What Determines Mortgage Insurance Premiums?
Just like any insurance company, mortgage insurers base their premiums off of default rates, and charge less for those classified as lower risk. So if you buy a home with 5 percent down, you can expect to pay more for mortgage insurance than if you put 15 percent down. Similarly, a buyer with a credit score of 670 will pay a higher premium than one with a score of 740. Three of the major mortgage insurers are Radian, MGIC and United Guarantee. All have rate sheets on their websites. You can input the specifics of your situation and get an accurate rate quote. These are the same calculations your lender will use.
Tiered Mortgage Insurance rates
There are two ways to finance mortgage insurance: Paying it with your monthly mortgage payment or paying it upfront as a lump sum. Let's assume you are doing a 30-year mortgage and have a credit score of over 740. If you choose to include it in your monthly payment, the rate with Radian for 5 percent down will be 0.67 percent. With 10 percent down the rate will be 0.49, while with 15 percent down the rate will be 0.32. If you choose to pay the premium as a lump upfront sum, the rate with 5 percent down will be 2.15 percent. With 10 percent down it will be 1.37, while with 15 percent down it will be 0.99.
How to Convert Premium Factors to Dollar Cost
To calculate the one-time premium amount, multiply your loan amount by the factor above. That amount will be a closing cost for your loan. For example, if you are putting 10 percent down on a $200,000 home (financing $180,000) your upfront insurance cost will be $2,466. The monthly factor takes a little more math but it is also fairly simple. Again multiply your loan amount by the factor in the first list above, then divide it by 12. That amount will be added to your monthly payment. For example, if you are putting 10 percent down on a $200,000 home (financing $180,000) your monthly mortgage insurance payment will be $73.50.
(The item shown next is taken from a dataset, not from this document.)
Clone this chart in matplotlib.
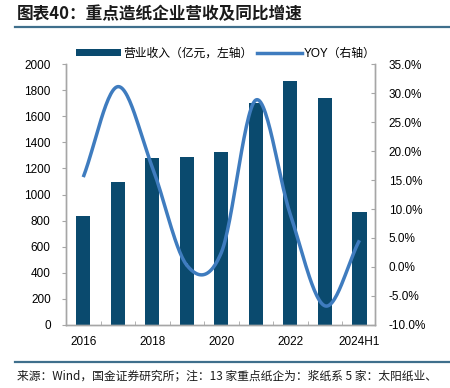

Other Risk Factors and Options
Other variables besides loan to value and credit score can affect the rates offered by private mortgage insurance companies. Rates will be higher on “jumbo loans” (greater than $417,000 in most areas). They can also vary depending on the property type, your debt-to-income ratio, and sometimes even by state and county. Some lenders also offer “lender paid” mortgage insurance, in which they pay the insurer themselves and pass the cost on to you as a higher rate. While this can be a good option for some buyers, don't be fooled into thinking you are avoiding mortgage insurance. One of the advantages to paying monthly mortgage insurance monthly is that when you pay your mortgage down to a certain level (80 percent, 78 percent or 75 percent depending on loan program) you can have your mortgage insurance removed. If you opted for lender-paid mortgage insurance, or a lump sum upfront, then you will not have this opportunity.
A Word on FHA Loans
Although the information above applies to conventional financing only, for many buyers, FHA is a good option. The rates are higher, but oftentimes qualification is easier, the down payment requirement is less, and sometimes the base interest rate will be lower than on conventional loans. FHA has both an upfront and monthly premium for mortgage insurance. Early in 2013, the FHA increased its premiums on all loans. For 30-year fixed loans, the upfront premium is 1.75 percent and the monthly is based off a factor of 1.35 percent.